Turn on the glow show

Turn on the glow show

Turn on the glow show

BATTLING HEAT & DUST Use a soothing cleansing gel for deep cleansing without stripping natural oils from skin. GETTY IMAGES

The summer sun is back with a vengeance. While it is the ideal time to take a dip in the pool, holiday on the beach and flaunt those short dresses, the heat, humidity and harsh sunlight extract a heavy price from the skin. UVA rays lead to tanning, pigmentation and photo-aging, while UVB rays lead to sun burn. Increased production of natural oils in the summer also causes breakouts of acne.  It is estimated that 90 per cent of wrinkles are caused due to sun exposure. Additionally, there is increased incidence of prickly heat and fungal infections. So, instead of slipping into strappy dresses and showing off glowing, sun-kissed skin, most of us flee indoors and curse the weather!

Why cleansing is important

- Skin sweats more in summer due to increased dirt and grime. Wash your face with cold water every few hours.

- Cleansing is of utmost importance to remove grime and other pollutants completely from the skin.  Use a soothing cleansing gel for deep cleansing without stripping natural oils from skin.  Cleansing also makes the skin look and feel fresh.
Tone and moisturise

- Toning helps to tighten the pores and prevents spots and pimples.  It is recommended as a part of your bedtime skincare routine, after cleansing.  In intense heat, you can refresh your skin several times a day with a skin tonic, such as a daily care revitalising tonic.

- Drink at least eight glasses of water every day.  Staying adequately hydrated flushes out toxins and keeps skin looking fresh.

- If your skin is constantly exposed to air conditioning, make sure that you apply a generous quantity of moisturiser. Otherwise, apply the moisturiser at night before bedtime after cleansing and toning.
Use sun protection

-  For Indian skin, sunscreen creams with both UVA and UVB protection and at least SPF 15 are recommended.  On vacation or when outdoors, use sunscreen with SPF 30.  SPF only measures UVB protection and not UVA; so you should look for a sunscreen that also provides UVA protection.  It takes about 15-20 minutes for any sunscreen to work well, so apply it at least 20 minutes before stepping out in the sun. The sunscreen cream/ lotion should be re-applied every 3-4 hours when  you are outdoors for long periods of time.  A daily moisturising sunscreen (available with SPF 15 and SPF 30) effectively combats the harsh effects of the sun.
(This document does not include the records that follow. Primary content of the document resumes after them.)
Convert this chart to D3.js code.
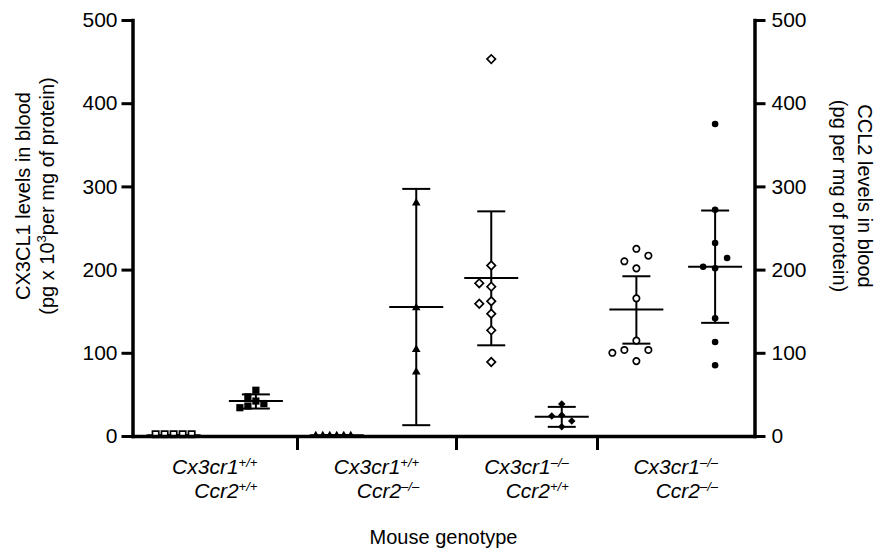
<!DOCTYPE html>
<html>
<head>
<meta charset="utf-8">
<script src="https://cdn.jsdelivr.net/npm/d3@7"></script>
<style>
body { margin: 0; background: #fff; }
svg text { font-family: "Liberation Sans", Arial, sans-serif; fill: #000; }
</style>
</head>
<body>
<div id="chartContent"></div>
<script>
// genotype groups along the x axis
var cx3cr1Geno = ["+/+", "+/+", "\u2013/\u2013", "\u2013/\u2013"];
var ccr2Geno = ["+/+", "\u2013/\u2013", "+/+", "\u2013/\u2013"];

// CX3CL1 in blood (left axis), one list per genotype
var cx3cl1Values = [
	[2, 2, 2, 2, 2],
	[2, 2, 2, 2, 2, 2],
	[453, 205, 179.5, 183.5, 147, 162, 159, 127, 89],
	[225, 201.5, 210, 216.7, 165.5, 114.6, 90, 103.4, 103.4, 100]
];
var cx3cl1Mean = [1, 1, 190, 152];
var cx3cl1Low = [1, 1, 109, 111];
var cx3cl1High = [1, 1, 270, 192];

// CCL2 in blood (right axis)
var ccl2Values = [
	[55, 47, 42, 39, 36, 34],
	[280, 154, 104, 77],
	[38.5, 25, 24, 18, 11],
	[375, 272, 232, 201.5, 203.5, 214, 141.5, 113, 85]
];
var ccl2Mean = [42, 155, 23, 203.5];
var ccl2Low = [33, 13, 11, 136];
var ccl2High = [50, 297, 35, 271];

var yTicks = [0, 100, 200, 300, 400, 500];

// symbol for each group (left column, right column)
var cx3cl1Style = [
	{shape: "square", filled: false, size: 40, step: 9},
	{shape: "triangle", filled: true, size: 16, step: 7},
	{shape: "diamond", filled: false, size: 36, step: 12},
	{shape: "circle", filled: false, size: 32, step: 12}
];
var ccl2Style = [
	{shape: "square", filled: true, size: 52, step: 8},
	{shape: "triangle", filled: true, size: 32, step: 12},
	{shape: "diamond", filled: true, size: 28, step: 10},
	{shape: "circle", filled: true, size: 34, step: 12}
];

var width = 880, height = 550;

var svg = d3.select("#chartContent")
	.append("svg")
		.attr("width", width)
		.attr("height", height);

// group boundaries are not evenly spaced in the original figure
var x = d3.scaleLinear().domain([0, 1, 2, 3, 4]).range([132.5, 297, 456, 597, 754.5]);
var y = d3.scaleLinear().domain([0, 500]).range([436, 20]);
var yRight = d3.scaleLinear().domain([0, 500]).range([436, 20]);

var symbolTypes = {
	square: d3.symbolSquare,
	triangle: d3.symbolTriangle,
	diamond: d3.symbolSquare,
	circle: d3.symbolCircle
};

// simple beeswarm so points with close values sit side by side
function swarm(vals, scale, cx, step) {
	var placed = [];
	vals.forEach(function(v) {
		var cy = scale(v);
		var k = 0, px = cx;
		while (true) {
			var off = k === 0 ? 0 : (k % 2 ? -1 : 1) * Math.ceil(k / 2) * step;
			px = cx + off;
			var hit = placed.some(function(p) {
				return Math.hypot(p.x - px, p.y - cy) < step - 0.5;
			});
			if (!hit) break;
			k++;
		}
		placed.push({x: px, y: cy});
	});
	return placed;
}

function drawColumn(vals, mean, low, high, scale, cx, style) {
	var g = svg.append("g");

	// mean line and error bar
	g.append("line")
		.attr("x1", cx).attr("x2", cx)
		.attr("y1", scale(low)).attr("y2", scale(high))
		.attr("stroke", "#000").attr("stroke-width", 2);
	[low, high].forEach(function(v) {
		g.append("line")
			.attr("x1", cx - 14).attr("x2", cx + 14)
			.attr("y1", scale(v)).attr("y2", scale(v))
			.attr("stroke", "#000").attr("stroke-width", 2);
	});
	g.append("line")
		.attr("x1", cx - 27).attr("x2", cx + 27)
		.attr("y1", scale(mean)).attr("y2", scale(mean))
		.attr("stroke", "#000").attr("stroke-width", 2);

	var pts = swarm(vals, scale, cx, style.step);
	g.selectAll("path.pt")
		.data(pts)
		.enter()
		.append("path")
			.attr("class", "pt")
			.attr("d", d3.symbol().type(symbolTypes[style.shape]).size(style.size))
			.attr("transform", function(d) {
				return "translate(" + d.x + "," + d.y + ")" + (style.shape == "diamond" ? " rotate(45)" : "");
			})
			.attr("fill", style.filled ? "#000" : "#fff")
			.attr("stroke", style.filled ? "none" : "#000")
			.attr("stroke-width", 1.7);
}

for (var i = 0; i < cx3cr1Geno.length; i++) {
	drawColumn(cx3cl1Values[i], cx3cl1Mean[i], cx3cl1Low[i], cx3cl1High[i], y, x(i + 0.25), cx3cl1Style[i]);
	drawColumn(ccl2Values[i], ccl2Mean[i], ccl2Low[i], ccl2High[i], yRight, x(i + 0.75), ccl2Style[i]);
}

// axes
var leftAxis = svg.append("g")
	.attr("transform", "translate(" + x(0) + ",0)")
	.call(d3.axisLeft(y).tickValues(yTicks).tickSize(11).tickSizeOuter(0).tickPadding(4));

var rightAxis = svg.append("g")
	.attr("transform", "translate(" + x(4) + ",0)")
	.call(d3.axisRight(yRight).tickValues(yTicks).tickSize(11).tickSizeOuter(0).tickPadding(6));

var bottomAxis = svg.append("g")
	.attr("transform", "translate(0," + y(0) + ")")
	.call(d3.axisBottom(x).tickValues([1, 2, 3]).tickSize(14).tickSizeOuter(0).tickFormat(""));

[leftAxis, rightAxis, bottomAxis].forEach(function(a) {
	a.select(".domain").attr("stroke-width", 3.5).attr("stroke-linecap", "square");
	a.selectAll(".tick line").attr("stroke-width", 3);
	a.selectAll(".tick text").attr("font-size", 21).attr("font-family", null);
});

// genotype labels
var labels = svg.append("g").attr("font-style", "italic");
for (var i = 0; i < cx3cr1Geno.length; i++) {
	var cx = (x(i) + x(i + 1)) / 2;
	var t1 = labels.append("text")
		.attr("x", cx).attr("y", 474)
		.attr("text-anchor", "middle")
		.attr("font-size", 21);
	t1.append("tspan").text("Cx3cr1");
	t1.append("tspan").attr("font-size", 13).attr("dy", -7).text(cx3cr1Geno[i]);
	var w = t1.node().getComputedTextLength();

	var t2 = labels.append("text")
		.attr("x", cx + w / 2).attr("y", 498)
		.attr("text-anchor", "end")
		.attr("font-size", 21);
	t2.append("tspan").text("Ccr2");
	t2.append("tspan").attr("font-size", 13).attr("dy", -7).text(ccr2Geno[i]);
}

svg.append("text")
	.attr("x", (x(0) + x(4)) / 2).attr("y", 544)
	.attr("text-anchor", "middle")
	.attr("font-size", 20)
	.text("Mouse genotype");

// left title
var lt = svg.append("g").attr("transform", "translate(23,196) rotate(-90)");
lt.append("text").attr("text-anchor", "middle").attr("dy", "0.35em").attr("font-size", 20)
	.text("CX3CL1 levels in blood");
var lt2 = svg.append("g").attr("transform", "translate(47,196) rotate(-90)")
	.append("text").attr("text-anchor", "middle").attr("dy", "0.35em").attr("font-size", 20);
lt2.append("tspan").text("(pg x 10");
lt2.append("tspan").attr("font-size", 13).attr("dy", -8).text("3");
lt2.append("tspan").attr("dy", 8).text("per mg of protein)");

// right title
svg.append("g").attr("transform", "translate(865,196) rotate(90)")
	.append("text").attr("text-anchor", "middle").attr("dy", "0.35em").attr("font-size", 20)
	.text("CCL2 levels in blood");
svg.append("g").attr("transform", "translate(840,196) rotate(90)")
	.append("text").attr("text-anchor", "middle").attr("dy", "0.35em").attr("font-size", 20)
	.text("(pg per mg of protein)");
</script>
</body>
</html>
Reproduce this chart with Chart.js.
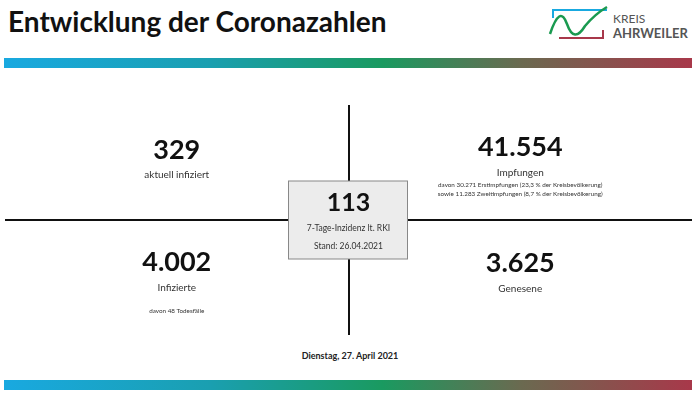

-The sun’s rays are the strongest between 10 am and 4 pm, so it is advisable to limit exposure to the sun as much as possible during these hours.

- Use sunglasses to protect your eyes. Try using an umbrella when you go out in the sun. This will protect your skin and hair.

- Indian skin, especially around the lips, is  prone to darkening and pigmentation. Do use a lip balm with sunscreen to prevent darkening.


-  Exfoliate your skin at least once a week to remove  dead cells. Exfoliate gently using micro beads as opposed to harsh exfoliation with larger beads as this can injure the skin and make it sun-sensitive. After about 4-6 weekly rounds of exfoliation, bring it down to once in 2 weeks.

Shower power
-  A cold shower cools the body and traps natural oils and moisture in the skin. Don’t dry the skin roughly with a towel. Gently pat it dry. Leave some moisture on the skin so that when you apply the moisturiser the skin can absorb it and seal it in.

- Try and shower twice a day, to feel cool and refreshed.
What’s on your plate?

- A light yet nutritious diet is recommended to keep one feeling fresh and hydrated.  Foods rich in vitamin A help to protect the skin from the sun.  Foods rich in vitamin C help in repairing sun-damaged skin.  Both these vitamins can be found in vegetables and fruits including carrots, papaya, black grapes, and green leafy vegetables.

- Water, fresh fruit juices, fresh lime soda, and salads loaded with vegetables and fruits are recommended.